Kristofferson remained wide-eyed, a sort of half-smile across his face as he focused almost exclusively on Lewis during his performances, reading as best he could Lewis’ intentions, seemingly expecting the unexpected, which has for decades been de rigueur with the Killer.
Fogerty broke into a wide grin at the start of “Will the Circle Be Unbroken,” but like Kristofferson, he kept his eyes trained intently on Lewis, searching for enough signs of feedback to gain some level of comfort. Fogerty began the song rather demurely but slowly built in volume and confidence. By the time he ripped through “Molly,” he was thrusting his right hand in the air and letting out a Little Richard whoop.
“Where’d you get that guy?” the Killer laughed in approval.
Lewis is getting plenty of approval of his own at the moment. Last Man Standing debuted at No. 4 on Billboard’s country albums chart, signaling an ongoing appreciation from the general public.
The album guest list demonstrates the high regard with which he’s still held by his fellow artists as he accumulated performances from such country figures as Toby Keith, Merle Haggard and George Jones, rockers such as Mick Jagger, Bruce Springsteen, Rod Stewart and Led Zeppelin guitarist Jimmy Page and bluesmen B.B. King and Buddy Guy. In addition, footage from the West Coast taping will be combined with performances previously recorded in New York with Willie Nelson, Tom Jones, Norah Jones and Kid Rock that will be combined for the PBS special.

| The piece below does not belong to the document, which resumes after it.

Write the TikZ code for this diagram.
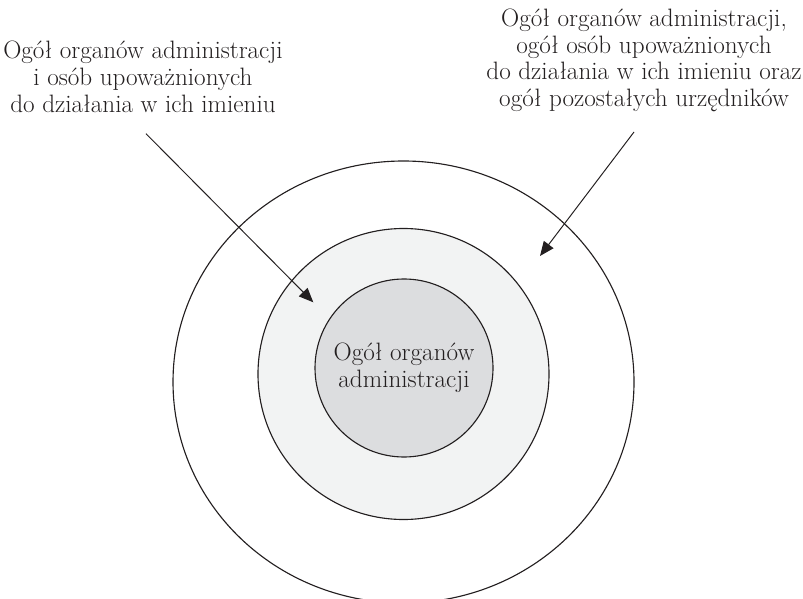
\documentclass[tikz,border=0pt]{standalone}
\usepackage{fontspec}
\usetikzlibrary{arrows.meta}
\definecolor{cline}{HTML}{231F20}
\definecolor{cmid}{HTML}{F2F3F3}
\definecolor{ccore}{HTML}{DCDDDF}
\tikzset{
  every picture/.style={font=\fontsize{17.9}{19}\selectfont, line width=0.8pt},
  ring/.style={draw=cline, fill=#1},
  ring/.default=white,
  arrow/.style={-{Triangle[length=3.6mm, width=3mm]}, draw=cline, line width=0.7pt},
  note/.style={align=center, text=cline},
}

\begin{document}
\begin{tikzpicture}
  \useasboundingbox (0,0) rectangle (20.075,14.95);
  \draw[ring] (10.0875,5.4) ellipse [x radius=5.7625, y radius=5.525];
  \node[ring=cmid, circle, minimum size=7.275cm, inner sep=0pt] (mid) at (10.0875,5.6) {};
  \node[ring=ccore, circle, minimum size=4.45cm, inner sep=0pt, note] (core) at (10.1,5.75) {Ogół organów\\administracji};
  \node[note] (lefttxt) at (3.575,13.025) {Ogół organów administracji\\i osób upoważnionych\\do działania w ich imieniu};
  \node[note] (righttxt) at (16.1,13.44) {Ogół organów administracji,\\ogół osób upoważnionych\\do działania w ich imieniu oraz\\ogół pozostałych urzędników};
  \coordinate (leftfrom) at (3.65,11.6075);
  \coordinate (leftto) at (7.8325,7.3925);
  \coordinate (rightfrom) at (15.85,11.65);
  \coordinate (rightto) at (13.5,8.55);
  \draw[arrow] (leftfrom) -- (leftto);
  \draw[arrow] (rightfrom) -- (rightto);
\end{tikzpicture}
\end{document}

Musicians are clearly happy to work with Lewis, as well. At the Hollywood taping, the lineup included bassist Rick Rosas (noted for his work with Neil Young and Joe Walsh), keyboardist Ivan Neville, guitarist Jimmy Rip (Mariah Carey), drummer Jim Keltner (Eric Clapton, Dolly Parton) and guitarist Ken Lovelace, who’s been in the Killer’s band since the late ’60s.

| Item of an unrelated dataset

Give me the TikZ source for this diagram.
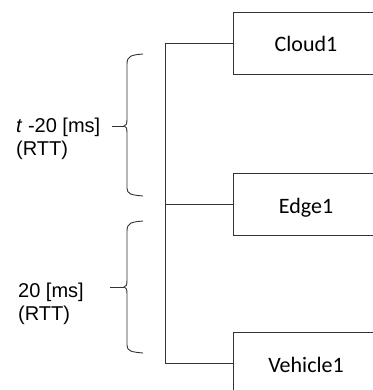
\documentclass[tikz,border=0pt]{standalone}
\usepackage{fontspec}
\setmainfont{Liberation Sans}
\newfontfamily\unitfont{Carlito}
\usetikzlibrary{calc}
\colorlet{linegray}{black!80}

\begin{document}
\begin{tikzpicture}[
        x=1pt, y=-1pt,
        unit/.style={
            draw=linegray,
            rectangle,
            line width=0.9pt,
            minimum width=146pt,
            minimum height=62pt,
            text height=18pt,
            text depth=0pt,
            font=\unitfont\fontsize{22}{25}\selectfont,
        },
        lbl/.style={
            inner sep=0pt,
            font=\fontsize{20}{23}\selectfont,
        },
        link/.style={
            draw=linegray,
            line width=0.9pt,
        },
        bracket/.style={
            draw=linegray,
            line width=0.9pt,
        },
    ]
    \useasboundingbox (0,0) rectangle (372,390);

    \node[unit] (cloud) at (306, 43) {Cloud1};
    \node[unit] (edge) at (306, 204) {Edge1};
    \node[unit] (vehicle) at (306, 363) {Vehicle1};

    % shared trunk on the left of the units
    \coordinate (bus) at (165, 0);
    \draw[link] (cloud.west) -- (cloud.west -| bus) -- (vehicle.west -| bus) -- (vehicle.west);
    \draw[link] (edge.west) -- (edge.west -| bus);

    % round trip times
    \node[lbl, anchor=base west] (delay1) at (16, 133) {\textit{t} -20 [ms]};
    \node[lbl, anchor=base west] (rtt1) at (16, 156) {(RTT)};
    \node[lbl, anchor=base west] (delay2) at (18, 297) {20 [ms]};
    \node[lbl, anchor=base west] (rtt2) at (18, 320) {(RTT)};

    \coordinate (tip1) at (124, 126);
    \coordinate (tip2) at (124, 287);

    \draw[bracket] (143,54) .. controls (131,55) and (127,56) .. (127,64) -- (127,119)
        .. controls (127,124) and (126,126) .. (tip1)
        .. controls (126,126) and (127,128) .. (127,133) -- (127,188)
        .. controls (127,194) and (131,195) .. (143,196);
    \draw[bracket] (143,221) .. controls (131,222) and (127,223) .. (127,231) -- (127,280)
        .. controls (127,285) and (126,287) .. (tip2)
        .. controls (126,287) and (127,289) .. (127,294) -- (127,345)
        .. controls (127,351) and (131,352) .. (143,353);

    \draw[link, shorten <=12pt] (tip1 -| delay1.east) -- (tip1);
    \draw[link, shorten <=26pt] (tip2 -| delay2.east) -- (tip2);
\end{tikzpicture}
\end{document}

In the early part of his career, Lewis won his popularity through a singular brand of boogie-woogie piano and onstage brashness that appropriately reflected his youth. He was among the first to discover the fickle nature of pop fans in the rock era, and he made an overt shift into country music, where he matched his mid-life with appropriate subject matter in “Middle Age Crazy” and “39 and Holding,” a song he dusted off for his Henson Studio performance.

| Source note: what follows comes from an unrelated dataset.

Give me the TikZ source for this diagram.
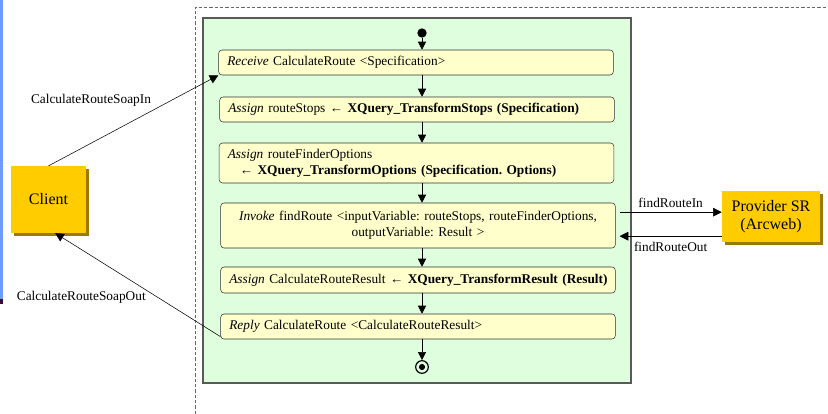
\documentclass[tikz,border=0pt]{standalone}
\usepackage{fontspec}
\setmainfont{Liberation Serif}
\usetikzlibrary{arrows.meta,shadows}
\definecolor{actfill}{HTML}{FFFFCC}
\definecolor{procfill}{HTML}{DEFEDE}
\definecolor{partner}{HTML}{FFCC00}
\definecolor{partnershadow}{HTML}{9C7A00}
\definecolor{slidebar}{HTML}{6F9BFF}
\definecolor{slidemark}{HTML}{3A0A3A}
\frenchspacing
\tikzset{
  act/.style={draw=black!80, fill=actfill, rounded corners=2.5pt, text width=287pt, inner xsep=4.5pt, inner ysep=2pt, align=left},
  partnerbox/.style={fill=partner, font=\large, align=center, drop shadow={opacity=1, fill=partnershadow, shadow xshift=2pt, shadow yshift=-2pt}},
  flow/.style={-{Triangle[length=6pt,width=6pt]}},
  msg/.style={-{Triangle[length=6.5pt,width=6.5pt]}}
}
\begin{document}
\begin{tikzpicture}[x=0.75pt, y=-0.75pt]
	\useasboundingbox (0,0) rectangle (828,414);
	\fill[slidebar] (0,0) rectangle (3,299);
	\fill[slidemark] (0,299) rectangle (3,304);
	\draw[black!60, line width=0.6pt, dash pattern=on 2.5pt off 1.5pt] (195,414) -- (195,7) -- (828,7);
	\draw[fill=procfill, draw=black!65, line width=1pt] (203,18) rectangle (631,383);
	\node[circle, fill=black, inner sep=0pt, minimum size=7pt] (start) at (422,33) {};
	\node[act, minimum height=18.75pt] (recv) at (416,62.5) {\hspace*{2pt}\textit{Receive} CalculateRoute <Specification>};
	\node[act, minimum height=18.75pt] (stops) at (417,109.5) {\hspace*{2pt}\textit{Assign} routeStops ← \textbf{XQuery\_TransformStops (Specification)}};
	\node[act, minimum height=30pt] (opts) at (416.5,163) {\hspace*{2pt}\textit{Assign} routeFinderOptions\\\hspace*{11pt}\textbf{← XQuery\_TransformOptions (Specification. Options)}};
	\node[act, align=center, minimum height=33.75pt] (invk) at (418,225.5) {\textit{Invoke} findRoute <inputVariable: routeStops, routeFinderOptions,\\outputVariable: Result >};
	\node[act, minimum height=19.5pt] (res) at (418,280) {\hspace*{2pt}\textit{Assign} CalculateRouteResult ← \textbf{XQuery\_TransformResult (Result)}};
	\node[act, minimum height=18.75pt] (reply) at (418,326.5) {\hspace*{2pt}\textit{Reply} CalculateRoute <CalculateRouteResult>};
	\node[circle, draw=black, line width=0.9pt, inner sep=0pt, minimum size=9.5pt] (end) at (422,367) {};
	\fill (end) circle (2.3pt);
	\node[partnerbox, minimum width=56pt, minimum height=50pt] (client) at (48.5,199.5) {Client};
	\node[partnerbox, minimum width=73.5pt, minimum height=38pt] (prov) at (771,216.5) {Provider SR\\(Arcweb)};
	\draw[flow] (start) -- (start |- recv.north);
	\draw[flow] (recv.south -| start) -- (stops.north -| start);
	\draw[flow] (stops.south -| start) -- (opts.north -| start);
	\draw[flow] (opts.south -| start) -- (invk.north -| start);
	\draw[flow] (invk.south -| start) -- (res.north -| start);
	\draw[flow] (res.south -| start) -- (reply.north -| start);
	\draw[flow] (reply.south -| start) -- (end.north);
	\draw[msg] (client.north) -- (recv.south west) node[pos=0.725, left=12pt] {CalculateRouteSoapIn};
	\draw[msg] ([yshift=2pt]reply.south west) -- ([xshift=5pt]client.south) node[pos=0.375, left=6pt] {CalculateRouteSoapOut};
	\draw[msg] ([shift={(3pt,10pt)}]invk.east) -- ([yshift=10pt]invk.east -| prov.west) node[midway, above] {findRouteIn};
	\draw[msg] ([yshift=-8pt]invk.east -| prov.west) -- ([shift={(3pt,-8pt)}]invk.east) node[midway, below=1pt] {findRouteOut};
\end{tikzpicture}
\end{document}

Even now, the Killer is largely — although not entirely — tackling themes that fit his later years. Last Man Standing includes versions of the Cindy Walker novelty song, “Don’t Be Ashamed of Your Age,” and Shel Silverstein’s “Couple More Years,” which deals with an older man coming to grips with the future infidelity of his much-younger bride. In his live performance, “Help Me Make It Through the Night” — with its recognition that “yesterday is dead and gone” — took on a slightly different meaning, and his duet with Neville on “What’d I Say” rekindled memories of another major figure who left us in his 70s: the late Ray Charles.
Last Man Standing takes its title from that historic moment 50 years ago — in December 1956 — when Lewis cut some impromptu recordings in Memphis with Sun labelmates Elvis Presley, Johnny Cash and Carl Perkins. The Killer was the rowdiest of the bunch, and yet he’s the only member left from the fabled Million Dollar Quartet.
He’s not what he once was. Lewis is less a great ball of fire now than a slow-burning flame. But the guy who was once steeped in feistiness and rancor is now heaped with admiration and respect. And good golly, Miss Molly, the Killer can still play.